As shown in Figure , the HEMNO approach for imaging pegleg multiples that I introduced in section assumes that the reflection points of multiples do not move in midpoint from their ``1-D Earth'' position. This assumption is violated in the presence of nonzero reflector dip or lateral velocity variation. Reflector dip affects the kinematic properties of multiples in two ways, which were quantified by Levin (1971) in a seminal paper. First, dip always leads to a negative shift in the zero-offset traveltime of multiples relative to the 1-D case. Second, multiples from dipping reflectors always have a higher apparent velocity than those from flat reflectors.

Prestack migration methods naturally and automatically unravel the mystery of dip to correct seismic data for the effects of nonzero offset. However, HEMNO is a more mechanical operation. To image a multiple, it requires an estimate of zero-offset traveltime and the multiple's stacking velocity. Unfortunately, these quantities are inherently coupled. The goal of HEMNO is to ``best'' align a multiple and its primary as a function of offset. A small perturbation in $\tau^*$ may better align the multiple and primary at zero offset, but will change the multiple's apparent velocity and possibly worsen alignment at far offsets. Conversely, if a multiple is nonflat after imaging, a small velocity perturbation may improve far-offset alignment but will not change near-offset alignment.

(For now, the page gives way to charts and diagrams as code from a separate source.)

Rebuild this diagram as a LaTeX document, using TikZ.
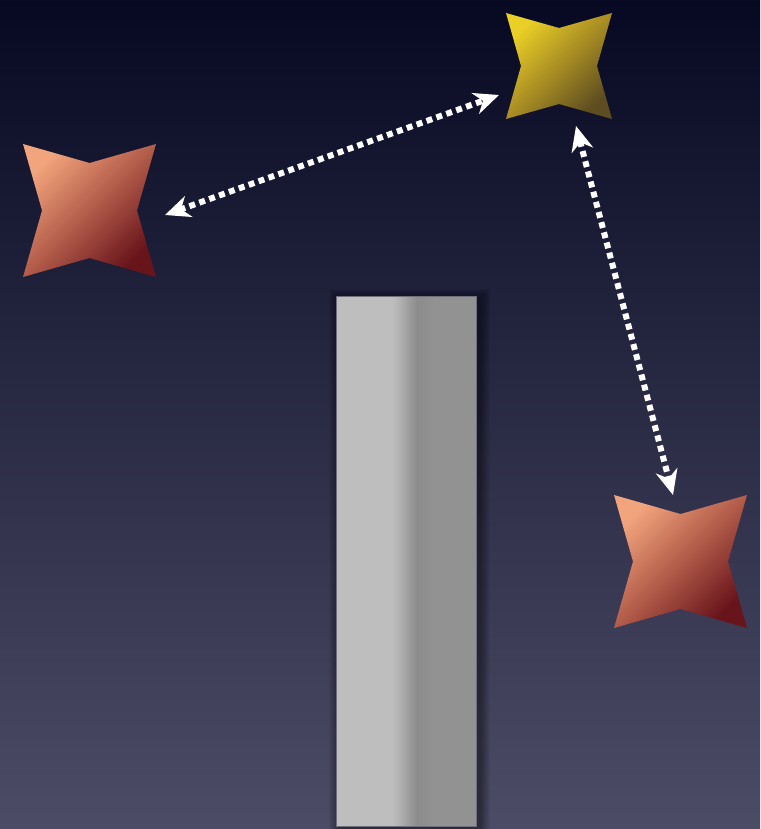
\documentclass[tikz,border=0pt]{standalone}
\usetikzlibrary{arrows.meta}
\definecolor{bgtop}{HTML}{070923}
\definecolor{bgbot}{HTML}{4D4C66}
\definecolor{redlight}{HTML}{F2A47C}
\definecolor{redmid}{HTML}{B25C4A}
\definecolor{reddark}{HTML}{68141B}
\definecolor{yellight}{HTML}{EACF26}
\definecolor{yelmid}{HTML}{A88D24}
\definecolor{yeldark}{HTML}{5E4D20}
\definecolor{pl}{HTML}{BEBEBE}
\definecolor{pl2}{HTML}{B6B6B6}
\definecolor{pm}{HTML}{A0A0A0}
\definecolor{pd}{HTML}{8C8C8C}
\definecolor{pr}{HTML}{929292}
\definecolor{pborder}{HTML}{6E6E7C}
\pgfdeclarehorizontalshading{pillar}{100bp}{color(0bp)=(pl); color(45bp)=(pl); color(46.8bp)=(pl2); color(50.4bp)=(pm); color(54bp)=(pd); color(60bp)=(pr); color(100bp)=(pr)}
\newcommand{\fourstar}[5]{%
  \shade[top color=#5light,bottom color=#5dark,middle color=#5mid,shading angle=45]
    (#1-#3,#2-#3) -- (#1,#2-#4) -- (#1+#3,#2-#3) -- (#1+#4,#2) --
    (#1+#3,#2+#3) -- (#1,#2+#4) -- (#1-#3,#2+#3) -- (#1-#4,#2) -- cycle;}
\tikzset{
  dotarrow/.style={white,line width=6pt,dash pattern=on 6pt off 4.5pt,
    {Stealth[length=25pt,width=22pt,inset=8pt]}-{Stealth[length=25pt,width=22pt,inset=8pt]}},
  pillarbox/.style={shading=pillar,draw=pborder,line width=1pt}
}
\begin{document}
\begin{tikzpicture}[x=1pt,y=-1pt]
\useasboundingbox (0,0) rectangle (760,829);
\shade[top color=bgtop,bottom color=bgbot] (0,0) rectangle (760,829);
% stars
\fourstar{559}{66}{53}{38}{yel}
\fourstar{89.5}{210.5}{66.5}{47.5}{red}
\fourstar{680.5}{561.5}{66.5}{47.5}{red}
% pillar shadow
\foreach \k in {1,...,10}
  \fill[black,opacity=0.045] (336-\k+3,296-\k+3) rectangle (476+\k+4,826+\k+3);
% pillar
\shade[pillarbox] (336,296) rectangle (476,826);
% arrow end points
\coordinate (leftstar) at (165,215);
\coordinate (topstarL) at (499,95);
\coordinate (topstarB) at (576,126);
\coordinate (rightstar) at (673,495);
\draw[dotarrow] (leftstar) -- (topstarL);
\draw[dotarrow] (topstarB) -- (rightstar);
\end{tikzpicture}
\end{document}
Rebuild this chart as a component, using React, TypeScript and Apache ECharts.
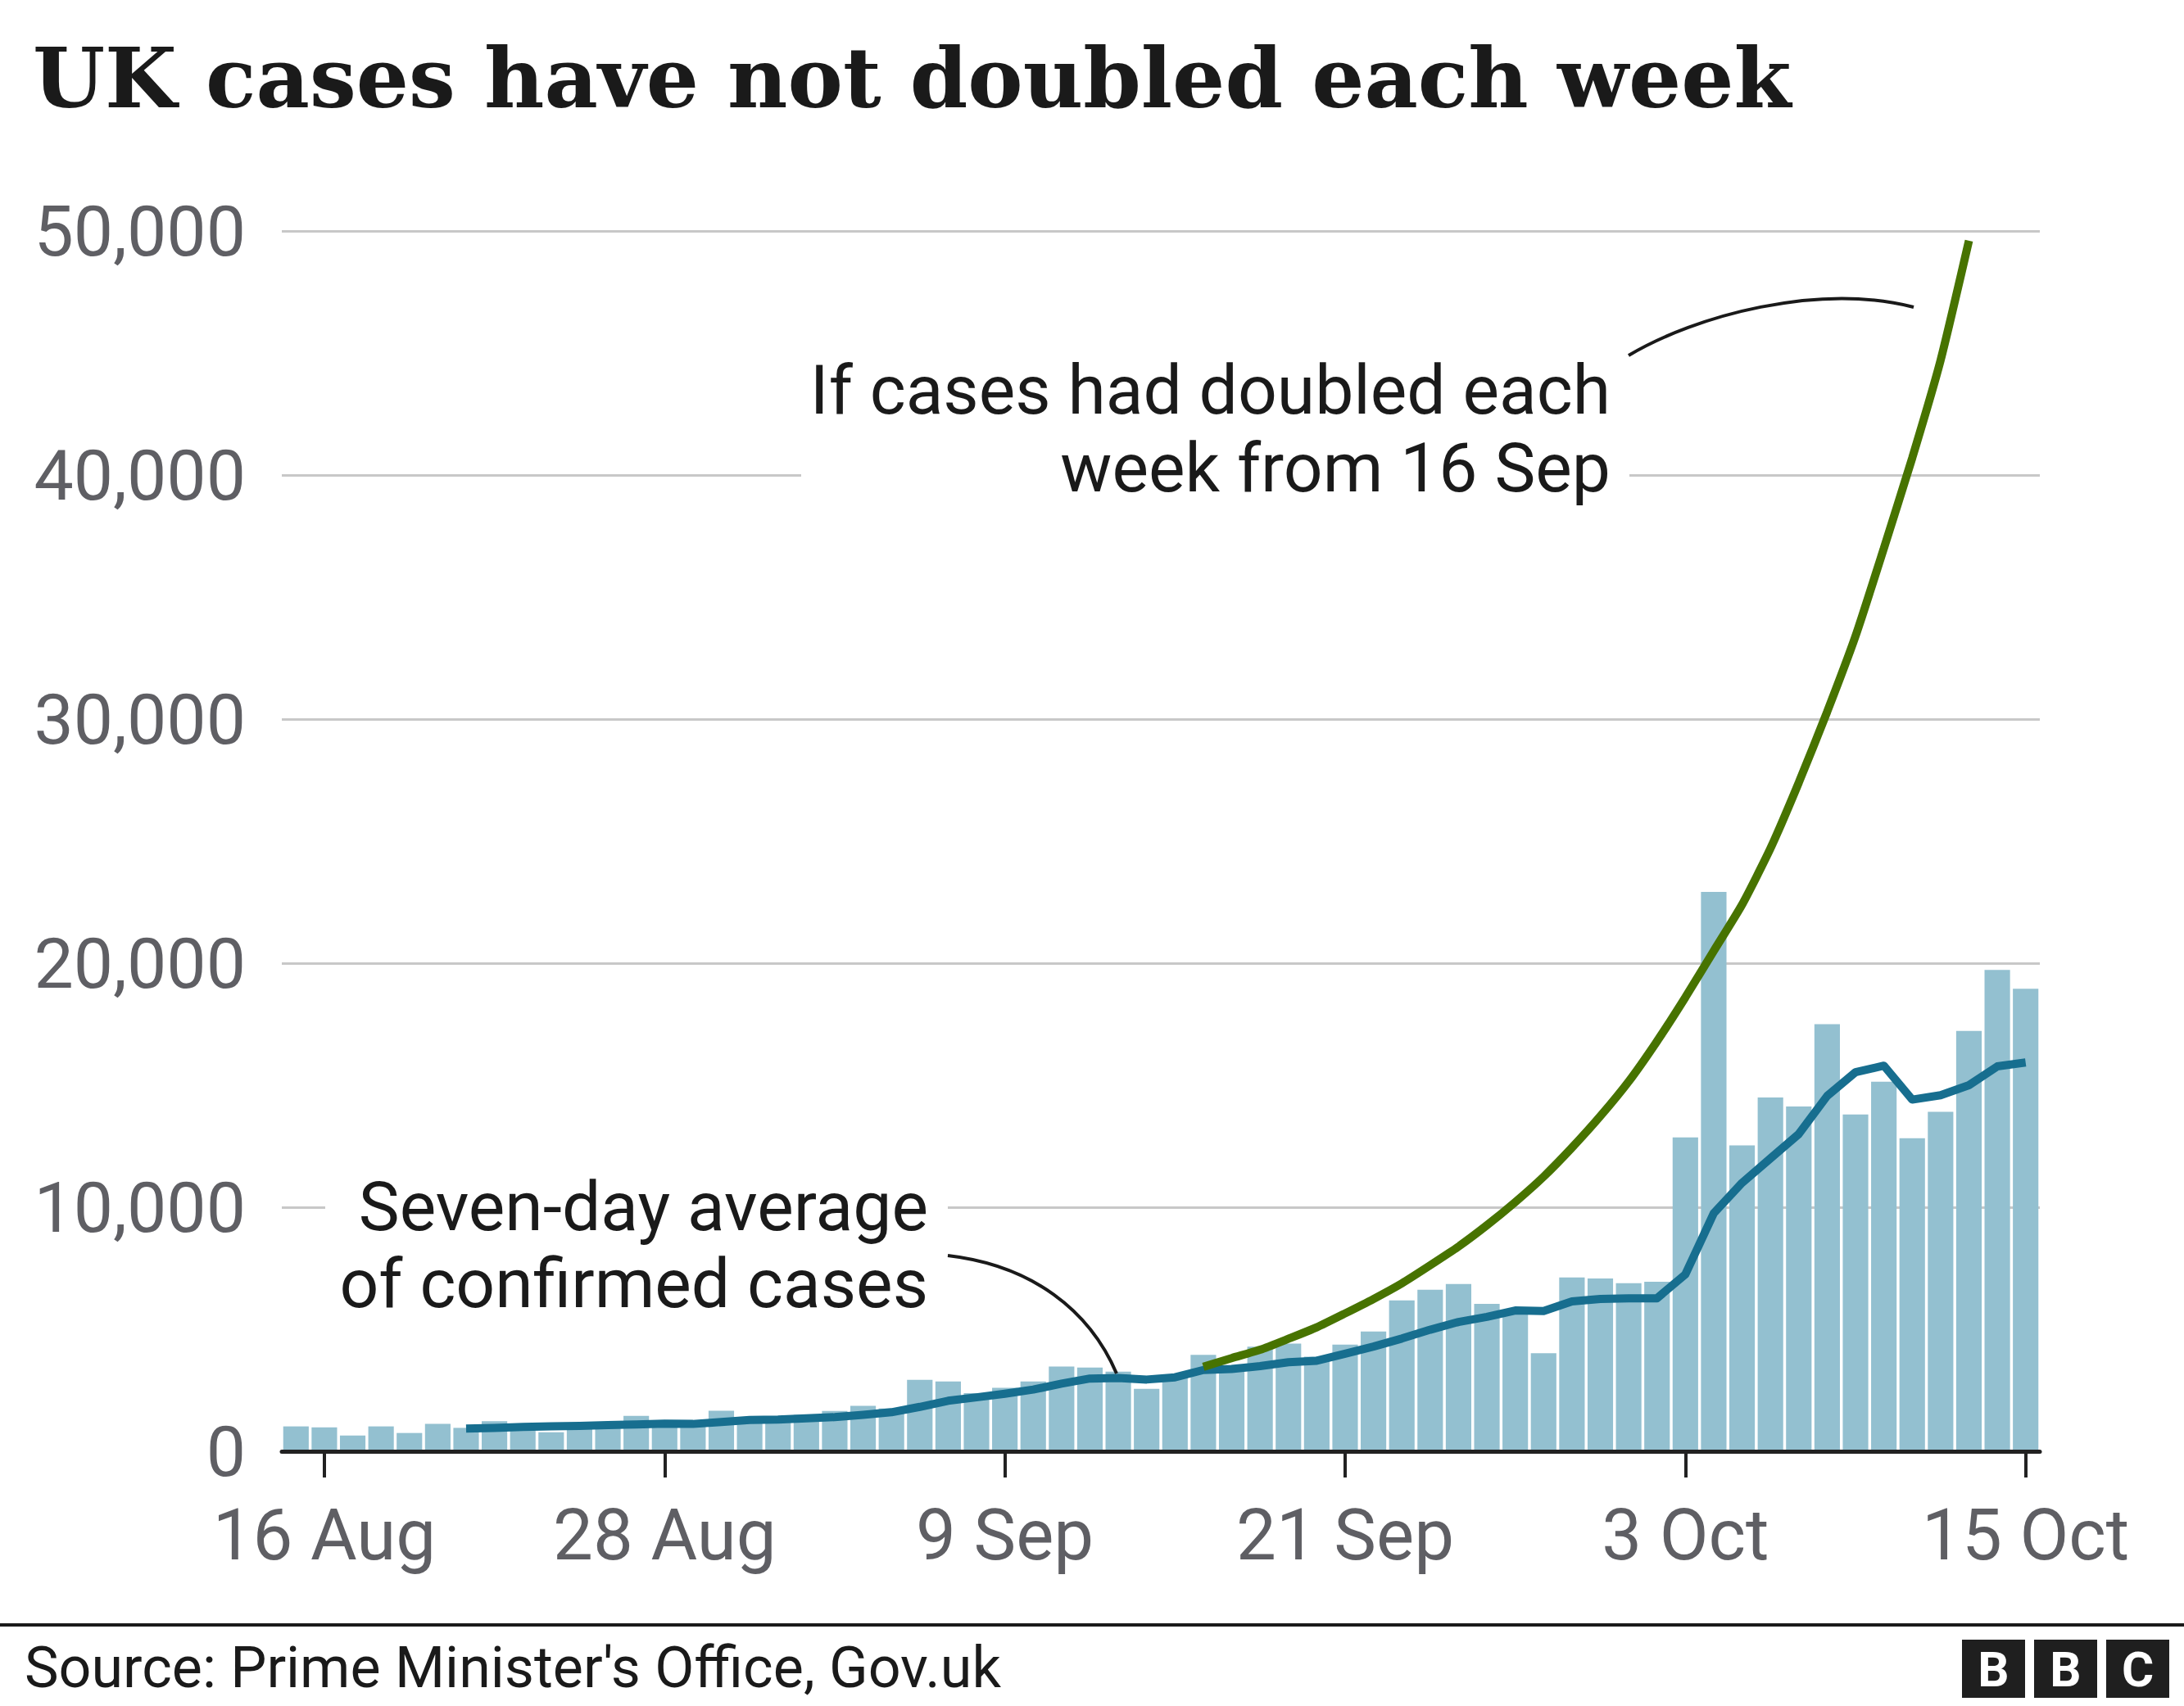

In this thesis I take a pragmatic view of the velocity-depth ambiguity problem. Pure multiples do not split. If a primary is flat after imaging, but its pure multiple is not, then any residual moveout in the multiple is due to dip and/or lateral velocity variation. I use a two-step process to handle the nonlinear coupling of velocity and reflector position:

1.

Compute perturbation in $\tau^*$ by aligning near-offset stacks of primary and its pure multiple with a cross-correlation approach Rickett and Lumley (2001).

2.

Compute perturbation in multiple velocity by performing residual stacking velocity analysis for the (pure) multiple event of interest. The velocity perturbation is applied for all $\tau$ in $V_{\rm eff}$ [equation ()].